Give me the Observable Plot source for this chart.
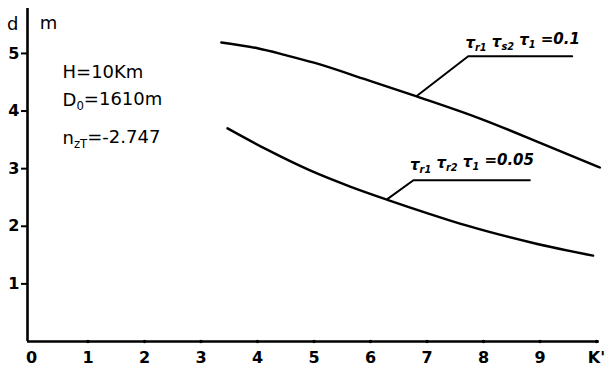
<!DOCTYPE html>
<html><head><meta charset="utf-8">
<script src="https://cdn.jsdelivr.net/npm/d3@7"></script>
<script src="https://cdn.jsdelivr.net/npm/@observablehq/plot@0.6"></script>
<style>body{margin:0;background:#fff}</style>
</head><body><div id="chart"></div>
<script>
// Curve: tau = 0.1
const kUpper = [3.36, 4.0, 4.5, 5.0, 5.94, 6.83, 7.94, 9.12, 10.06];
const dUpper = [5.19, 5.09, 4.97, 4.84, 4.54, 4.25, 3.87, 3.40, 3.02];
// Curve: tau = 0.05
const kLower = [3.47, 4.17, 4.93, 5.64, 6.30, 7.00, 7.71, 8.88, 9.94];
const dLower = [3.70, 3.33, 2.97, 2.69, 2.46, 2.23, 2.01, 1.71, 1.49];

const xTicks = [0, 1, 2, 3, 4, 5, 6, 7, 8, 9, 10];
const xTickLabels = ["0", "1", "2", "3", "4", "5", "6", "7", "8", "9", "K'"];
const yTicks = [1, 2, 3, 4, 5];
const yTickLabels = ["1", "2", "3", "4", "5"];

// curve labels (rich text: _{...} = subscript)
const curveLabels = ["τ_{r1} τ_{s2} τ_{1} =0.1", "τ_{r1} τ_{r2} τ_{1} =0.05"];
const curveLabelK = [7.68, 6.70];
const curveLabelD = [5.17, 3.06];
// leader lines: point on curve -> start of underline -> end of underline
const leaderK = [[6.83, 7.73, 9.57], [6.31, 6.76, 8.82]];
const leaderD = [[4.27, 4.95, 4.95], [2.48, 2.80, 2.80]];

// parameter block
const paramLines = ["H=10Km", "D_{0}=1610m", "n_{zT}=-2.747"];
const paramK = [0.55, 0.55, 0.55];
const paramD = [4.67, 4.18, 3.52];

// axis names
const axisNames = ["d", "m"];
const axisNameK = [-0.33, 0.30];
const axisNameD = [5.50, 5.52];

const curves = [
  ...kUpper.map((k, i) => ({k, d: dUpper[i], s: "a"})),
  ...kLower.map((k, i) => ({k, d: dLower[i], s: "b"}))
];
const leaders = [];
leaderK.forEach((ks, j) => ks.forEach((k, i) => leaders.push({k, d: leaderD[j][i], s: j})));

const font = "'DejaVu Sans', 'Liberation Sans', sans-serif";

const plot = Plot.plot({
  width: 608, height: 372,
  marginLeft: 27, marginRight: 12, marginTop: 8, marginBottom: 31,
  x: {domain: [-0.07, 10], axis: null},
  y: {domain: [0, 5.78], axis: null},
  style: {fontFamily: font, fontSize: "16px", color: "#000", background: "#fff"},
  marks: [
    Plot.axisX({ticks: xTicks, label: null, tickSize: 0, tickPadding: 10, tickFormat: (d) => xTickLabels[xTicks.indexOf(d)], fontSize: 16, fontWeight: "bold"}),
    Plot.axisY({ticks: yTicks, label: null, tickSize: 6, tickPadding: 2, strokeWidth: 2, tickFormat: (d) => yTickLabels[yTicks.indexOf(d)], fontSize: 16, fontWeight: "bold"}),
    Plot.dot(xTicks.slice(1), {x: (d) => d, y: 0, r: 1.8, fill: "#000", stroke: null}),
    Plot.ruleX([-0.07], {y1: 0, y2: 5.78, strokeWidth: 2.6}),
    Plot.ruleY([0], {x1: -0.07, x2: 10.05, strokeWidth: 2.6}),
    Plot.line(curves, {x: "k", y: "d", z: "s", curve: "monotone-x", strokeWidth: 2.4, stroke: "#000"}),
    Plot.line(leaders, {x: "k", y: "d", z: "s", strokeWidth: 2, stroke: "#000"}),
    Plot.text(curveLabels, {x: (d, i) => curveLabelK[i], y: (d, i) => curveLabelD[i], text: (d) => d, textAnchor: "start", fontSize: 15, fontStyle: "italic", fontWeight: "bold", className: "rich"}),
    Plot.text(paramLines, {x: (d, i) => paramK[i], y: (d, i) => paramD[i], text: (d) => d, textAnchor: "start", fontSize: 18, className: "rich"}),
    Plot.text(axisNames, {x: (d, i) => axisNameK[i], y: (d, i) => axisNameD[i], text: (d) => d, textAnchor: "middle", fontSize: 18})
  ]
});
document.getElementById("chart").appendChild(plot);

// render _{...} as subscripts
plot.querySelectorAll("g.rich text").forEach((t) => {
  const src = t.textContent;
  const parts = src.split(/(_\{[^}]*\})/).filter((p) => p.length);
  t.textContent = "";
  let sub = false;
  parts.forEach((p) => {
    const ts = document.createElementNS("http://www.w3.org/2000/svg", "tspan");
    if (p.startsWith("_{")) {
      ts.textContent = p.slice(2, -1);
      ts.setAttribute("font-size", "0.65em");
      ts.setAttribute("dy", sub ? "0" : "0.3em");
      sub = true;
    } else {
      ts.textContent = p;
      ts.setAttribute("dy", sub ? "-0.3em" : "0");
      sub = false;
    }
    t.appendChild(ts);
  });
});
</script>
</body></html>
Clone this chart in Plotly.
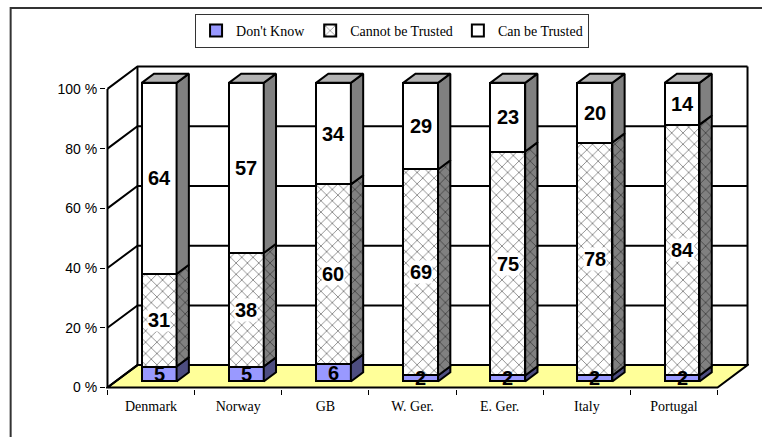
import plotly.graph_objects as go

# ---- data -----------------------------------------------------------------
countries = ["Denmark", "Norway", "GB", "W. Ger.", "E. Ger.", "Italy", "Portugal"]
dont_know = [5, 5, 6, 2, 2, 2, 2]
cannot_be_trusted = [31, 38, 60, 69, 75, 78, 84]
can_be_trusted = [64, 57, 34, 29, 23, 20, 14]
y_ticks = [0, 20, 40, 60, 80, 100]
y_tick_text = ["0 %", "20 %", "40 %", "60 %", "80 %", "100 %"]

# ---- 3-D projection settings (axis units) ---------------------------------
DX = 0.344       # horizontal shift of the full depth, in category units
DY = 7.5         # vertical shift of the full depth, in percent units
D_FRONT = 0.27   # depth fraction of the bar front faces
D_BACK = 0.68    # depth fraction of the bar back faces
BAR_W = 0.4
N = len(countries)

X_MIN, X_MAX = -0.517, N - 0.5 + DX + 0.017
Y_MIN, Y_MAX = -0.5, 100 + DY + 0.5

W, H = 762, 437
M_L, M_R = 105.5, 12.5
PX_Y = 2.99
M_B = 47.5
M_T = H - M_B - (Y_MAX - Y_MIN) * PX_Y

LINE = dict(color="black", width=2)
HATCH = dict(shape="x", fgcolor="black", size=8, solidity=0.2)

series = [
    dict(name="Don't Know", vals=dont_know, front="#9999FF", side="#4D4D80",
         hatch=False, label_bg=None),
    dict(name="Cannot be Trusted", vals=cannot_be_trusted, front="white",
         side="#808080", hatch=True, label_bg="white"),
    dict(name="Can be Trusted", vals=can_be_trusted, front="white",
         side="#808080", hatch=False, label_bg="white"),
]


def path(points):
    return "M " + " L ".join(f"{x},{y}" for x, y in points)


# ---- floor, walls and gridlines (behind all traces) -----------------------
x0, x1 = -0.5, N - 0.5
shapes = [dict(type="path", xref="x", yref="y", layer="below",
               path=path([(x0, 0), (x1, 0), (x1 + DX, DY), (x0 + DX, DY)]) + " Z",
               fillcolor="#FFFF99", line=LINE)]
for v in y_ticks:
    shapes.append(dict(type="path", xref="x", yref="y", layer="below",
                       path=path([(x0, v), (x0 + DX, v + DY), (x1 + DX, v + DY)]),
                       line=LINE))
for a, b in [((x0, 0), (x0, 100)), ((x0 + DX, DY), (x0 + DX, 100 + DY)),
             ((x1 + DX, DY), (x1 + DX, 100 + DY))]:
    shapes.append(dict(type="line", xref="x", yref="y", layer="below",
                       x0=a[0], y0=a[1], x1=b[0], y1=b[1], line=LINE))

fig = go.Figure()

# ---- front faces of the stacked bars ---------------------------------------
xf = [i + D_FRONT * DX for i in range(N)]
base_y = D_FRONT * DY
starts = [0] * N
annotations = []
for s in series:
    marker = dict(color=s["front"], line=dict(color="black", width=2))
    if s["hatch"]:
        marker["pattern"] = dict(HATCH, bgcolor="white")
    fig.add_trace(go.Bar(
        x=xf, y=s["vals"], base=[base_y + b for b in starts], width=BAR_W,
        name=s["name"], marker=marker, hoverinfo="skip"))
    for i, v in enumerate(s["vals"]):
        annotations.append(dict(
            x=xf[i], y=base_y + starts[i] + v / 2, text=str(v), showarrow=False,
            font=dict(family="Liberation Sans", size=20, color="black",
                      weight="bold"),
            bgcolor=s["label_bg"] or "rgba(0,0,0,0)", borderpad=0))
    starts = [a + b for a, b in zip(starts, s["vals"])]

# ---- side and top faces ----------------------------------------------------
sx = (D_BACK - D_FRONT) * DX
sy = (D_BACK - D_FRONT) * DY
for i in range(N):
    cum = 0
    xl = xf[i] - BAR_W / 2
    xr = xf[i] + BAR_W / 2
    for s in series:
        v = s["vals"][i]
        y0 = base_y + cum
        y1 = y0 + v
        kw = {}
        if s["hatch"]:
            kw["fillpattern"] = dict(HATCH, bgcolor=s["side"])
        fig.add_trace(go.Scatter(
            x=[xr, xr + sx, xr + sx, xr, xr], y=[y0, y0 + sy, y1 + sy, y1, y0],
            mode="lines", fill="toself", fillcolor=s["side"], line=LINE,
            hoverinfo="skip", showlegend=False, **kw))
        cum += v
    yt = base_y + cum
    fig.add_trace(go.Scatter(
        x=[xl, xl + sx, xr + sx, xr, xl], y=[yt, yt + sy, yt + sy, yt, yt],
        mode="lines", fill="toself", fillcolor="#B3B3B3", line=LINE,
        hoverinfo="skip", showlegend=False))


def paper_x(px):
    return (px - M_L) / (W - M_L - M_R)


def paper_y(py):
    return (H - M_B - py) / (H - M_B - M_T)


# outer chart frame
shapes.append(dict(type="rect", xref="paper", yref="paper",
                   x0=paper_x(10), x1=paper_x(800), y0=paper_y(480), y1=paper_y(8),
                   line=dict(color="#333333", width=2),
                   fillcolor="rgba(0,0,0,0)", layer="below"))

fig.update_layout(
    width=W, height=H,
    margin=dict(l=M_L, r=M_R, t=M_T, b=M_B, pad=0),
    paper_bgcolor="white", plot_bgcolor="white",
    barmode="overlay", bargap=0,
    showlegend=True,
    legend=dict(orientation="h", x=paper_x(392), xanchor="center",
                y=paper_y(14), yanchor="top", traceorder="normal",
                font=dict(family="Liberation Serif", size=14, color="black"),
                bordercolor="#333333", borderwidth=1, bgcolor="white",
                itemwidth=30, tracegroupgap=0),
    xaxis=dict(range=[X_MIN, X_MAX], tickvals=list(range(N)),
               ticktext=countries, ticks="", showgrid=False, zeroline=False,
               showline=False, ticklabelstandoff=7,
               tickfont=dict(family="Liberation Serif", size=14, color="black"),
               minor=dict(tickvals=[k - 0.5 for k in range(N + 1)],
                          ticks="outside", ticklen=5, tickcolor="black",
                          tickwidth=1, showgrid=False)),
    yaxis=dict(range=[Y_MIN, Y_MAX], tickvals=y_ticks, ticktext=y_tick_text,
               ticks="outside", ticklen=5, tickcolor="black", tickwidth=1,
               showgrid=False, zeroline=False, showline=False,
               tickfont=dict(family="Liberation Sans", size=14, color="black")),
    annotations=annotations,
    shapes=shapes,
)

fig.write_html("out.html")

_____

#### The problem
Among the lines of the data above, determine how many contain the word "this". Report the number alone.

#### The output
2